While the above experiment does serve to illustrate the potential merit of applying alternative architectures in the context of regulating DA-induced class-specific bias, broader research is likely warranted. A natural direction of such an extension may be to continue with applying different families and instances of image-classifying neural network architectures to the task. One option is to expand the research utilizing SWIN Transformer by testing it on a further plurality of datasets with a wider variety of patch sizes, as the concepts of regulating the granularity with which the model learns to see details in images and the random cropping DA are conceptually adjacent.

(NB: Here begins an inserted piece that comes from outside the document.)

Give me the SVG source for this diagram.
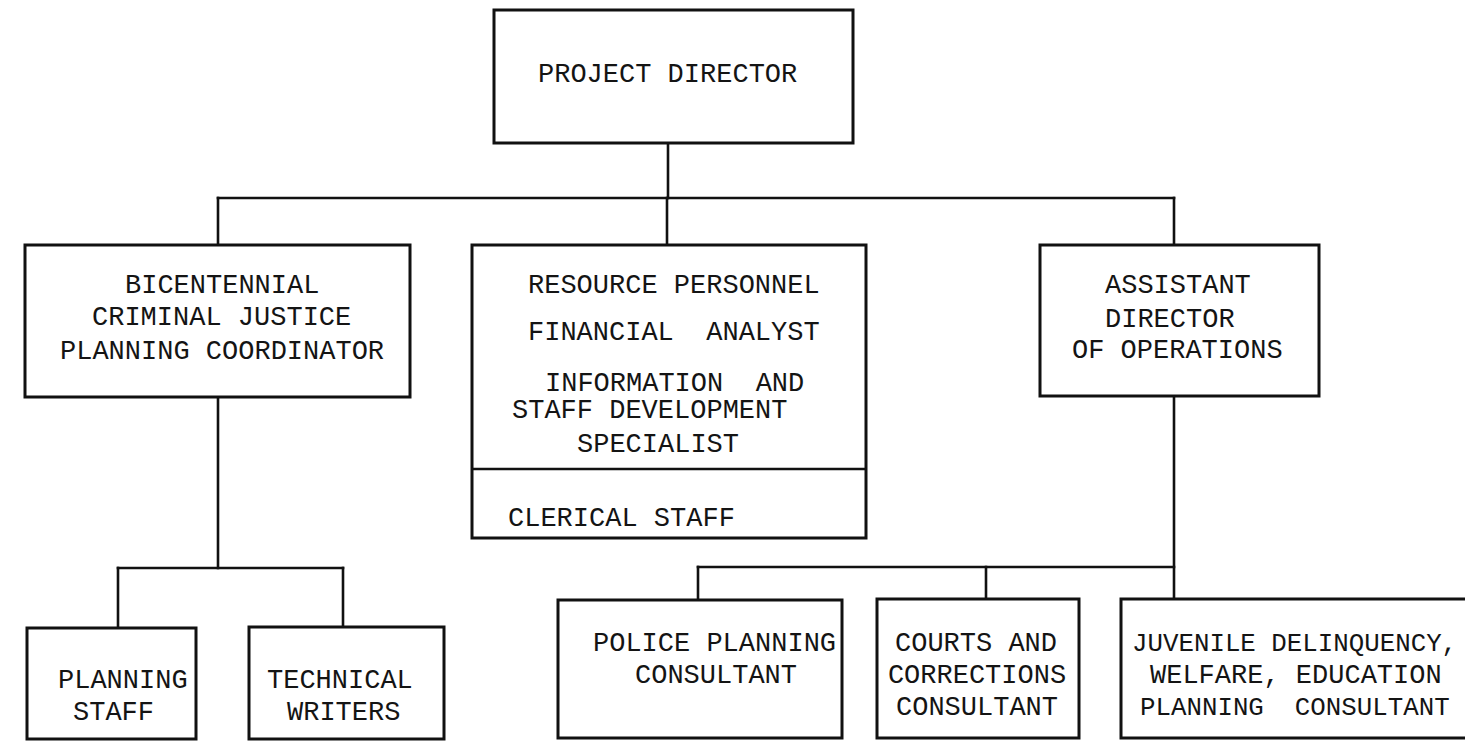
<svg xmlns="http://www.w3.org/2000/svg" width="1465" height="741" viewBox="0 0 1465 741">
<style>
  .box { fill: #ffffff; stroke: #111111; stroke-width: 3; }
  .div { stroke: #111111; stroke-width: 2.5; fill: none; }
  .conn { stroke: #111111; stroke-width: 2.6; fill: none; stroke-linecap: square; }
  text { font-family: "Liberation Mono", "DejaVu Sans Mono", monospace; font-size: 27px; fill: #141414; }
  .tight { font-size: 25.8px; }
</style>
<rect width="1465" height="741" fill="#ffffff"/>
<g id="connectors">
  <path class="conn" d="M668 143 V198"/>
  <path class="conn" d="M218 198 H1174"/>
  <path class="conn" d="M218 198 V245"/>
  <path class="conn" d="M667 198 V245"/>
  <path class="conn" d="M1174 198 V245"/>
  <path class="conn" d="M218 397 V568"/>
  <path class="conn" d="M118 568 H343"/>
  <path class="conn" d="M118 568 V628"/>
  <path class="conn" d="M343 568 V627"/>
  <path class="conn" d="M1174 396 V599"/>
  <path class="conn" d="M698 567 H1174"/>
  <path class="conn" d="M698 567 V600"/>
  <path class="conn" d="M986 567 V599"/>
</g>
<g id="project-director">
  <rect class="box" x="494" y="10" width="359" height="133"/>
  <text x="538" y="82">PROJECT DIRECTOR</text>
</g>
<g id="bicentennial-coordinator">
  <rect class="box" x="25" y="245" width="385" height="152"/>
  <text x="125" y="293">BICENTENNIAL</text>
  <text x="92" y="325">CRIMINAL JUSTICE</text>
  <text x="60" y="359">PLANNING COORDINATOR</text>
</g>
<g id="resource-personnel">
  <rect class="box" x="472" y="245" width="394" height="293"/>
  <line class="div" x1="472" y1="469" x2="866" y2="469"/>
  <text x="528" y="293">RESOURCE PERSONNEL</text>
  <text x="528" y="340" xml:space="preserve">FINANCIAL  ANALYST</text>
  <text x="545" y="391" xml:space="preserve">INFORMATION  AND</text>
  <text x="512" y="418">STAFF DEVELOPMENT</text>
  <text x="577" y="452">SPECIALIST</text>
  <text x="508" y="526">CLERICAL STAFF</text>
</g>
<g id="assistant-director">
  <rect class="box" x="1040" y="245" width="279" height="151"/>
  <text x="1105" y="293">ASSISTANT</text>
  <text x="1105" y="327">DIRECTOR</text>
  <text x="1072" y="358">OF OPERATIONS</text>
</g>
<g id="planning-staff">
  <rect class="box" x="27" y="628" width="169" height="111"/>
  <text x="58" y="688">PLANNING</text>
  <text x="73" y="720">STAFF</text>
</g>
<g id="technical-writers">
  <rect class="box" x="249" y="627" width="195" height="112"/>
  <text x="267" y="688">TECHNICAL</text>
  <text x="287" y="720">WRITERS</text>
</g>
<g id="police-planning">
  <rect class="box" x="558" y="600" width="284" height="138"/>
  <text x="593" y="651">POLICE PLANNING</text>
  <text x="635" y="683">CONSULTANT</text>
</g>
<g id="courts-corrections">
  <rect class="box" x="877" y="599" width="202" height="139"/>
  <text x="976" y="651" text-anchor="middle">COURTS AND</text>
  <text x="977" y="683" text-anchor="middle">CORRECTIONS</text>
  <text x="977" y="715" text-anchor="middle">CONSULTANT</text>
</g>
<g id="juvenile-welfare-education">
  <rect class="box" x="1121" y="599" width="360" height="139"/>
  <text class="tight" x="1132" y="651">JUVENILE DELINQUENCY,</text>
  <text x="1150" y="683">WELFARE, EDUCATION</text>
  <text class="tight" x="1140" y="715" xml:space="preserve">PLANNING  CONSULTANT</text>
</g>
</svg>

Following this, exploring the same problem with different Vision Transformers, such as the more lightweight MobileViT (Mehta and Rastegari 2021) or Google’s family of large ViT models (Zhai et al. 2022) is another step in that direction. Another possible direction to explore the model-specific degree of the phenomenon is to investigate how it pertains to Capsule Networks, first described in Sabour, Frosst, and Hinton (2017), as the architecture, once again, vastly differs from both Residual CNNs and Vision Transformers, and is generally considered to be less susceptible to variance from image transformations. This family of models is also very demanding to train, and would require a greater investment of resources or smaller scope than what our work had. As CapsNets are, at the time of writing, a very active area of research (Kwabena Patrick et al. 2022), we recommend this as a very valuable line of inquiry.